4. For concentric circles, see Nowakowski 1988 (supra 2) 81-82, figs. 14, 20, and 26; for a zigzag pattern, see Pergamon: Eine Ausstellung in Erinnerung an Erich Boehringer (Berlin, 1972) no. 94; for figurative decoration, see the references in Villing 2002 (supra 1) 245 n.1. For terracotta bells, see, for example, B. A. Sparkes and L. Talcott, Black and Plain Pottery, The Athenian Agora 12 (Princeton, 1970) 184, no. 1366, pl. 44; K. Braun and T. E. Havernick, Bemalte Keramik und Glas aus dem Kabirenheiligtum bei Theben, Das Kabirenheiligtum bei Theben 4 (Berlin, 1981) 61, no. 283a, pl. 19.9. Compare also Hellenistic bells with kymata in relief, for example, J. Schäfer, Hellenistische Keramik aus Pergamon, Pergamenische Forschungen 2 (Berlin, 1968) 107, fig. 9.1 (erroneously identified as a lid).

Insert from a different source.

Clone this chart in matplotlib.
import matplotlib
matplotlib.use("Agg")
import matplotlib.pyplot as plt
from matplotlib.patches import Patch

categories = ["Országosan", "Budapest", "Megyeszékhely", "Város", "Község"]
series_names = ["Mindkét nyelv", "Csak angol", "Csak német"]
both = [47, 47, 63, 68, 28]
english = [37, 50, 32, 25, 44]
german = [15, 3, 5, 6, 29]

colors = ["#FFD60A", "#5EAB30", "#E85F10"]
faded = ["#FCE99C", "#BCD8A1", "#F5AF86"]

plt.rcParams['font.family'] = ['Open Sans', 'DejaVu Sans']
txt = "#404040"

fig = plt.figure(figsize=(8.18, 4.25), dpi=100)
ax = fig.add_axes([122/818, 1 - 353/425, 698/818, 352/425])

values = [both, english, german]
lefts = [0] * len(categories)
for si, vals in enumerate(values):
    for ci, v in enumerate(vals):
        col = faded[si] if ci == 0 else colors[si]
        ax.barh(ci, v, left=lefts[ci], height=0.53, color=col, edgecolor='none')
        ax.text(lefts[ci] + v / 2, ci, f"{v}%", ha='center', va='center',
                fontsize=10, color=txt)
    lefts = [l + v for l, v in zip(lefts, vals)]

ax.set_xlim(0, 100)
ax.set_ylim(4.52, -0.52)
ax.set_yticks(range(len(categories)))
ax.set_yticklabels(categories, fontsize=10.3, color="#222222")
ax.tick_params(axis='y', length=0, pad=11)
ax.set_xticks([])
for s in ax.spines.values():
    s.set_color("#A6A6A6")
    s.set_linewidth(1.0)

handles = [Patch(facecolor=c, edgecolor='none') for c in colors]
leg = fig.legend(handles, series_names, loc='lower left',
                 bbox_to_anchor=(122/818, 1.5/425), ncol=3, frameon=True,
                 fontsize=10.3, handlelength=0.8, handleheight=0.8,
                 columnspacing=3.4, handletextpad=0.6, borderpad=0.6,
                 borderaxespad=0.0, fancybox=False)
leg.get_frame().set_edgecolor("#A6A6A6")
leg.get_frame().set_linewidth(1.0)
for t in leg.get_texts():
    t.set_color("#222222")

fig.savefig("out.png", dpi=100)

5. On the history of ancient bells and their uses, see Villing 2002 (supra 1); M. Trumpf-Lyritzaki, “Glocke,” Reallexikon für Antike und Christentum 11 (Stuttgart, 1981) 164-96; Spear 1978 (supra 2); M. Schatkin, “Idiophones of the Ancient World,” Jahrbuch für Antike und Christentum 21 (1978): 147-72; and P. Calmeyer, “Glocke,” Reallexikon der Assyriologie 3 (Berlin, 1969) 427-31.
6. For comparative analyses, see H. Drescher, “Rekonstruktionen und Versuche zu frühen Zimbeln und kleinen antiken Glocken,” Saalburg-Jahrbuch 49 (1998): 155-70; K. Bakay, Scythian Rattles in the Carpathian Basin and their Eastern Connections (Budapest, 1971) 93-96; and J. Riederer, “Die Bedeutung der Metallanalyse für die Archäologie,” in Antidoron: Festschrift für Jürgen Thimme (Karlsruhe, 1983) 159-64, esp. 160.
7. See references supra 5, as well as A. Villing, “Glocke,” Thesaurus Cultus et Rituum Antiquorum 5 (Los Angeles, 2005) 379-81; A. R. Furger and C. Schneider, “Die Bronzeglocke aus der Exedra des Tempelareals Sichelen 1,” Jahresberichte aus Augst und Kaiseraugst 14 (1993): 159-72, esp. 166-71; W. Nowakowski, “Metallglocken aus der römischen Kaiserzeit im europäischen Barbarikum,” Archaeologia Polona 27 (1988): 69-146, esp. 82-83 and 133-34; and V. Galliazzo, Bronzi romani del Museo civico di Treviso (Rome, 1979) 156-58.